A small US grocery operator has raised concerns about why large chains can sell many everyday items for less. The grocer’s message is simple: customers compare shelf prices, but small stores often do not have the same tools or leverage to compete.

The issue is not new. Independent grocers have long faced pressure from national and regional chains. What is changing is how much of the advantage is tied to technology and data systems that help big retailers buy, move, and price products more efficiently.

## Why big chains can price lower
Large chains typically buy in higher volumes. That scale can lead to better wholesale pricing and more favorable terms from suppliers. It can also reduce per-unit costs in transportation and warehousing.

Technology strengthens those advantages. Many large grocers use advanced demand forecasting to predict how much of each product will sell at each store. That can reduce waste, improve in-stock rates, and lower the cost of carrying excess inventory.

Chains also tend to run more automated distribution networks. Investments in warehouse management software, robotics in some facilities, and route optimization tools can cut labor and fuel costs.
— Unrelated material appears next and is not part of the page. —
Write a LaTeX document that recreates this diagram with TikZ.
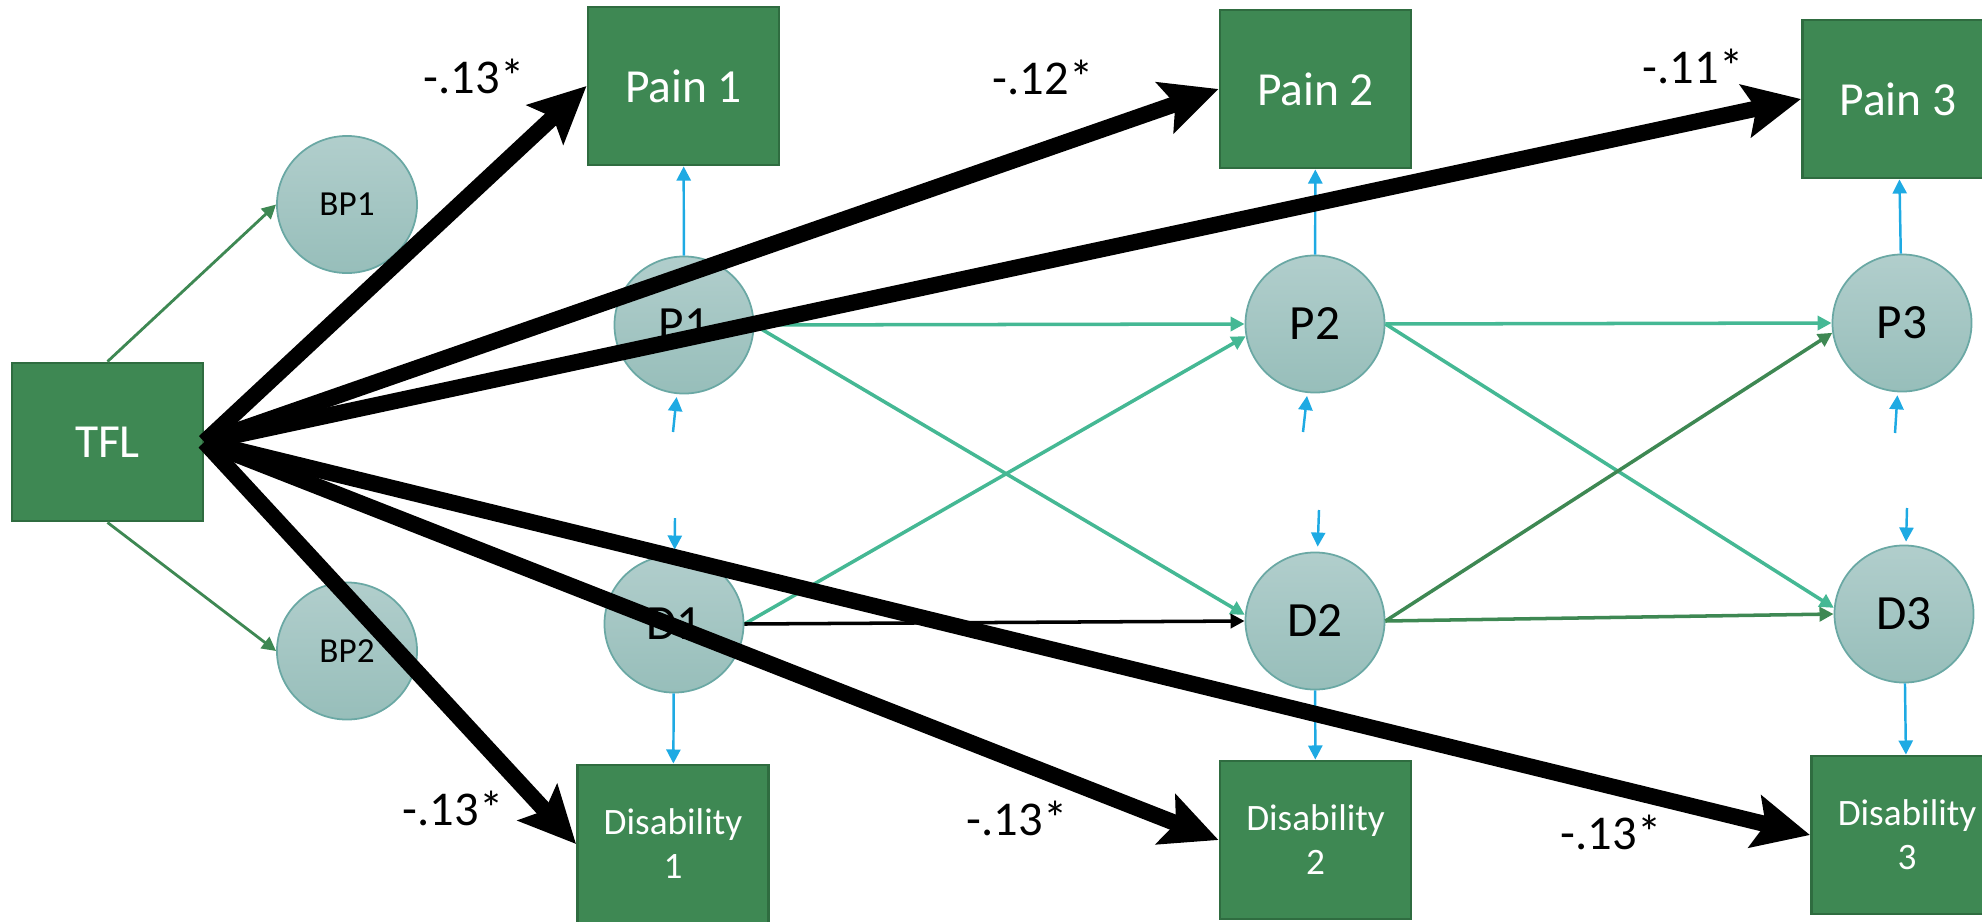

Even small savings can matter in grocery retail, where margins are often thin.

Pricing systems are another factor. Big retailers commonly use centralized pricing platforms that can update prices quickly across thousands of stores. These systems can incorporate competitor prices, local demand, and promotional funding from suppliers. Independents may rely on smaller teams and less integrated software, making rapid price changes harder.

## The role of data and digital promotions
Large chains increasingly use loyalty programs and mobile apps to shape pricing. Digital coupons and personalized offers can lower prices for targeted shoppers without cutting the shelf price for everyone.

That approach depends on data. Retailers can analyze purchase histories to decide which discounts are most likely to change behavior. They can also test promotions across regions and adjust quickly.

For smaller grocers, building and maintaining similar systems can be expensive. Some independents use third-party platforms for loyalty and digital coupons, but they may still lack the scale to negotiate the same promotional funding from major brands.

## Pressure on independents and local communities
Independent grocers often compete on convenience, service, and local product selection. Many also serve neighborhoods where a large chain is not nearby. But when shoppers face higher food bills, price becomes a stronger driver.

Small operators say they can be squeezed from both sides. Wholesale costs can rise quickly, while customers expect prices to match the lowest offers they see elsewhere. At the same time, labor, rent, and utilities can be harder to spread across a small number of stores.

Some independents respond by focusing on fewer product categories, emphasizing prepared foods, or partnering with local suppliers. Others join purchasing cooperatives to improve buying power. Technology can help, but adoption is uneven.

## Technology options for smaller grocers
In recent years, more software tools have been marketed to smaller retailers. These include cloud-based inventory systems, electronic shelf labels, and point-of-sale platforms that integrate ordering and pricing.

Electronic shelf labels, for example, can reduce the labor needed to change prices and can support more frequent promotions. Inventory tools can help reduce out-of-stocks and shrink. But the upfront costs and the need for staff training can be barriers.

There is also a trade-off. More dynamic pricing and targeted offers can improve competitiveness, but they can also create confusion or frustration if shoppers see different prices across channels or feel promotions are hard to access.

## A wider debate about fairness and competition
The small grocer’s complaint reflects a broader debate about how competition works in essential retail categories. Large chains argue that scale and technology investments allow them to deliver lower prices. Independent stores argue that the playing field is uneven when supplier terms, promotional funding, and data-driven pricing systems favor the biggest buyers.

Regulators and policymakers have periodically examined consolidation in food retail and the resilience of supply chains. But the day-to-day reality for shoppers is simpler: they see price differences on the shelf.

For now, the price gap is likely to remain a central challenge for smaller grocers. As technology becomes more embedded in grocery operations, the ability to invest in systems and data may increasingly shape which retailers can consistently match the lowest prices.